TASK BRIEF
Restate each of the lines given below, word for word.

DATA
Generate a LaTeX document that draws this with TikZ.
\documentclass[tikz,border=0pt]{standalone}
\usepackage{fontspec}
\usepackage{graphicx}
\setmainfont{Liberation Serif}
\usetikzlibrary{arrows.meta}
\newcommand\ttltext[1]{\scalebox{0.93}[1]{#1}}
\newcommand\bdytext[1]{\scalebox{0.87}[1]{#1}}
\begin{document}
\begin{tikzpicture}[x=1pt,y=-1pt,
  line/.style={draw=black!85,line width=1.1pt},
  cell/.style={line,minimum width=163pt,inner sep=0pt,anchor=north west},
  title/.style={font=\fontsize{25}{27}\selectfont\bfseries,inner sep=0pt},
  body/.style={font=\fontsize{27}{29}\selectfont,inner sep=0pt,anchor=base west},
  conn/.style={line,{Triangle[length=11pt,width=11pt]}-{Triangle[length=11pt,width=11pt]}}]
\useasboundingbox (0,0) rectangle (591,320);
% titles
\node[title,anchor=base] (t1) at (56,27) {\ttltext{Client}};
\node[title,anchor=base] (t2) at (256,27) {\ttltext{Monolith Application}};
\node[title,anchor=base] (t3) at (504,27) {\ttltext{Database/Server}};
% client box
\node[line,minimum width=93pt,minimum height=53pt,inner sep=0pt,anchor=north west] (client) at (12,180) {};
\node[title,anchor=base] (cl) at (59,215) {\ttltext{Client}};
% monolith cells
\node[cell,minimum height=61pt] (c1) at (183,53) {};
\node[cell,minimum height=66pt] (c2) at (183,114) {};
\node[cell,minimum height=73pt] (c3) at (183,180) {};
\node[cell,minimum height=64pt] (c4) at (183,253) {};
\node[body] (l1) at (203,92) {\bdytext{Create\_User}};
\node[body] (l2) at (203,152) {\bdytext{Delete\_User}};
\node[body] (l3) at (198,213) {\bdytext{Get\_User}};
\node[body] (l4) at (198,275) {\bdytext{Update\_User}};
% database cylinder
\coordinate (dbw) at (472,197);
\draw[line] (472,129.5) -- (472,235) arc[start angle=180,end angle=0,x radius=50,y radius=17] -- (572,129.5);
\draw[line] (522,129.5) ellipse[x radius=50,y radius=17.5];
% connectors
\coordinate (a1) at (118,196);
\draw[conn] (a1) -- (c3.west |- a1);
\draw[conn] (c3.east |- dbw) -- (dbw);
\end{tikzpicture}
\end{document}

COMPLETE OUTPUT
Generate a LaTeX document that draws this with TikZ.
\documentclass[tikz,border=0pt]{standalone}
\usepackage{fontspec}
\usepackage{graphicx}
\setmainfont{Liberation Serif}
\usetikzlibrary{arrows.meta}
\newcommand\ttltext[1]{\scalebox{0.93}[1]{#1}}
\newcommand\bdytext[1]{\scalebox{0.87}[1]{#1}}
\begin{document}
\begin{tikzpicture}[x=1pt,y=-1pt,
  line/.style={draw=black!85,line width=1.1pt},
  cell/.style={line,minimum width=163pt,inner sep=0pt,anchor=north west},
  title/.style={font=\fontsize{25}{27}\selectfont\bfseries,inner sep=0pt},
  body/.style={font=\fontsize{27}{29}\selectfont,inner sep=0pt,anchor=base west},
  conn/.style={line,{Triangle[length=11pt,width=11pt]}-{Triangle[length=11pt,width=11pt]}}]
\useasboundingbox (0,0) rectangle (591,320);
% titles
\node[title,anchor=base] (t1) at (56,27) {\ttltext{Client}};
\node[title,anchor=base] (t2) at (256,27) {\ttltext{Monolith Application}};
\node[title,anchor=base] (t3) at (504,27) {\ttltext{Database/Server}};
% client box
\node[line,minimum width=93pt,minimum height=53pt,inner sep=0pt,anchor=north west] (client) at (12,180) {};
\node[title,anchor=base] (cl) at (59,215) {\ttltext{Client}};
% monolith cells
\node[cell,minimum height=61pt] (c1) at (183,53) {};
\node[cell,minimum height=66pt] (c2) at (183,114) {};
\node[cell,minimum height=73pt] (c3) at (183,180) {};
\node[cell,minimum height=64pt] (c4) at (183,253) {};
\node[body] (l1) at (203,92) {\bdytext{Create\_User}};
\node[body] (l2) at (203,152) {\bdytext{Delete\_User}};
\node[body] (l3) at (198,213) {\bdytext{Get\_User}};
\node[body] (l4) at (198,275) {\bdytext{Update\_User}};
% database cylinder
\coordinate (dbw) at (472,197);
\draw[line] (472,129.5) -- (472,235) arc[start angle=180,end angle=0,x radius=50,y radius=17] -- (572,129.5);
\draw[line] (522,129.5) ellipse[x radius=50,y radius=17.5];
% connectors
\coordinate (a1) at (118,196);
\draw[conn] (a1) -- (c3.west |- a1);
\draw[conn] (c3.east |- dbw) -- (dbw);
\end{tikzpicture}
\end{document}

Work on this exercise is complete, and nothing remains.